Ever since the “Life is like a bowl of bananas” analogy hit me like a ton of bricks, I’ve been thinking. (I know, scary.) I’ve been thinking about other reasons we raise the white flag to our bucket lists…
I look at my precious daughter and I see how sweet and innocent life is to her.
When I tell her that she can do something, she trusts me. Then, she does it.
When I reach out to her and tell her how proud I am of her accomplishments, she believes me. It gives her encouragement for her next challenge.
When I snuggle with her on the couch and tell her that I’ll always be her cheerleader, she smiles and says, “OK, Mommy. Tanks.” (Translation: Thanks … she’s two.) She knows I will always be at her side cheering her on.
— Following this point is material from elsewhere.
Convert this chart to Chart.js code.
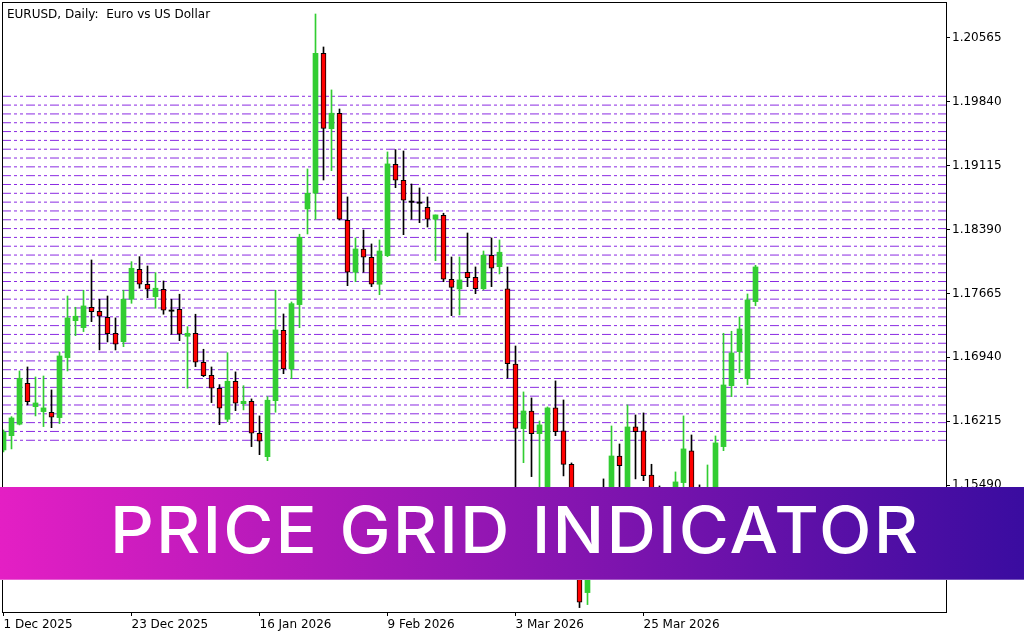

She’s a clean slate. She trusts, believes and goes about her day without a doubt in her heart. She tries new things. She’s adventurous. She doesn’t let anything get in her way.
So, at what point in our lives did we learn we can’t reach our dreams? Who taught us that? Did we teach it to ourselves?
I’m sure the answers to these questions will vary drastically between each of us. To be honest, I’ve had a hard time answering them myself. I have very encouraging parents who believed in my dreams…and they still do. Sure, I was picked on as a kid like anyone else. In many ways, that fueled me to strive harder at my goals, be kinder to others and even try to understand the instigators.
I’ve been wracking my brain trying to find answers.
And then it hit me…
I’ve shared this story with maybe a handful of people. It’s really not a dramatic event. It’s nothing most people would think twice about, but it’s something that I have carried in my mind for years and years.
I’m pretty sure I was around five or six years old. It was after school and blistering hot. In our Texas neighborhood, that meant there were children running amuck outside. Building clubhouses out of scrap wood. Riding bikes up and down long driveways. Playing Dukes of Hazzard with friends. (I always played Daisy.)
On this particular late muggy afternoon, the ice cream man’s chime could be heard lofting from a street behind our house. Everyone stopped what they were doing, ran quickly in their houses, gathered pocket change and then darted at warp speed towards the truck’s melody. I ran inside, begged Mom permission to buy a piece of frozen heaven, received her approval then ran to my room for my little coin purse. It was filled with gobs of nickels, dimes and pennies.
I wasn’t much of a sprinter, so I was the last one to make it to the truck. I tried not to pant like a tired old dog, but I was out of breath. I had no clue what I was going to get. The choices seemed overwhelming. I didn’t want to spend my life savings on something I didn’t like. I went over the list… over and over and over…all the while panic rushed over me. I had to make a decision now.
He asked, “What would you like today?”
I was so excited to get something on my own, but I instantly felt beyond embarrassed. I wanted to cry. I held back tears.
He asked a few times if I was sure. He was confused. What kid rushes to the ice cream man with money in hand and doesn’t buy anything?
I realized I didn’t know how to count my money. I was embarrassed. So embarrassed. I didn’t even want to ask for his help. He would think I was dumb. I, for sure, wasn’t about to ask any of the other kids. They would laugh. They’d think I was stupid.
I was just a little kid.
Right then and there, I “learned” to be embarrassed. I learned to be ashamed that I didn’t know how to do something that, at the time, meant so much to me. Ever since then, I’ve often felt the same rush of emotion when embarking on a new adventure…a new dream.
I can honestly say that the fear of embarrassment has always far outweighed my fear of failure. Everyone fails from time to time. Nobody can win at everything. My embarrassment comes from the possibility that others would think I was crazy to dream so big or the lack of ability to reach the finish line in a race that never should have been run.
As if there would be crowds of people pointing and laughing at me? Well, you never know.
Perhaps prior to this event someone laughed at me when I tried my best at another challenge. Probably. I was a kid. It’s what kids do to each other. Maybe that’s where I learned to be embarrassed, but sad is the day when I can’t brush that off as an adult.
I’ll tell you what…I’m not too ashamed to ask for help this time around. I’m running to the finish line (in heels, of course) with my little bag of coins in hand and I’ll gladly ask the ice cream man anyone for the answers I’ll need along the way.